Some say the explanation for all this is obvious: Republicans want the economy to fail because that is how they will defeat President Obama.... I don’t believe this sort of behavior is quite that cynical. Psychologists and political scientists talk often of a phenomenon known as motivated skepticism. The idea, basically, is that we believe the evidence and arguments we want to believe, and reject ideas and information that undercut our preferences. My favorite study (pdf) in this space was by Yale’s Geoffrey Cohen. He had a control group of liberals and conservatives look at a generous welfare reform proposal and a harsh welfare reform proposal. As expected, liberals preferred the generous plan and conservatives favored the more stringent option. Then he had another group of liberals and conservatives look at the same plans, but this time, the plans were associated with parties. Both liberals and conservatives followed their parties, even when their parties disagreed with their preferences. So when Democrats were said to favor the stringent welfare reform, for example, liberals went right along.... I tend to think there’s much more motivated skepticism in politics than outright cynicism, much less economic sabotage. But it’s a distinction without a difference, at least so far as policy outcomes go.

The study in question is of the influence of group affiliation on one's policy preferences. And it clearly shows that both liberal and conservative partisans were biased (in the first study reported in the paper) to favor a policy their party supported, regardless of its content. More specifically, dress up a relatively stringent welfare policy inside a packaging that suggests that 95 percent of Democrats support it and say it would help the poor, and liberal/Democrat partisans support it. Similarly, dress up a relatively generous welfare policy inside a packaging suggesting that 95 percent of Republicans support it and say it would do enough for the poor without undermining their work ethic, and conservative/Republican partisans support it. That's not at all surprising, given not only the strong partisan cues on offer, but also the fact that the policies were framed as being the epitome of liberal or conservative moral values (caring for the poor/ensuring personal responsibility for one's actions), which are also very strong determinants of beliefs. But there seems to me to be something missing in applying this analysis to a matter like the stimulus flip-flop.

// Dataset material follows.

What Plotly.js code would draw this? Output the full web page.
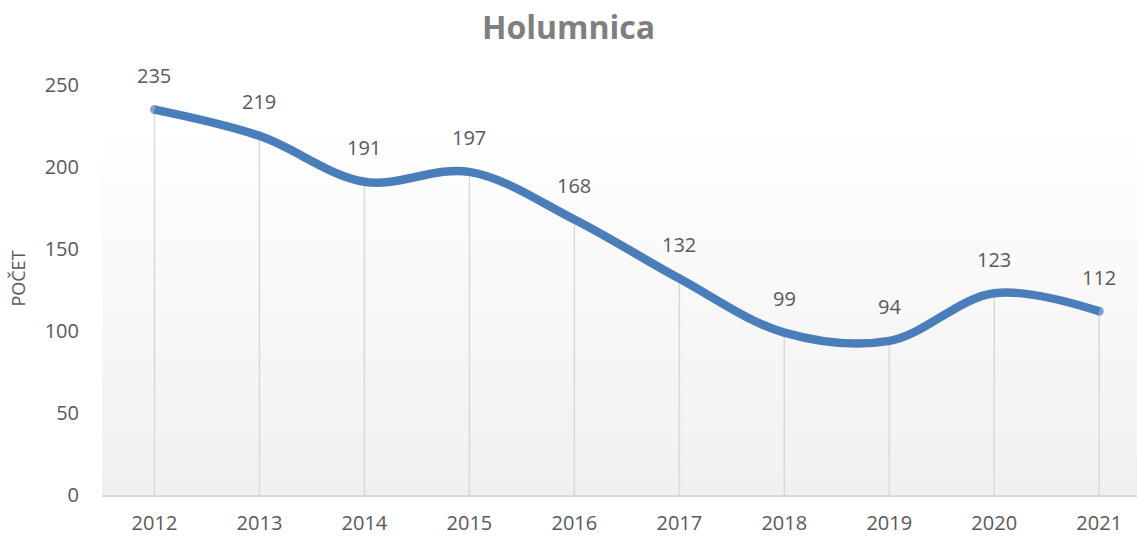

First, is there a major recent case of Democrats flip flopping so hard, and so fast, on some major policy matter--facing two recession threats in under a five year span? (Bush signed a stimulus bill with Republican support in 2008.) Second, in terms of group solidarity, are Democrats as supportive of President Obama as Republicans always were of President Bush? Does anyone get the sense right now that, as Obama flails and fails, his allies are sticking up for him and making sure they have his back? The point is, I'm not at all sure that the two groups react the same way when it comes to party loyalty, or to resisting whatever the other party says.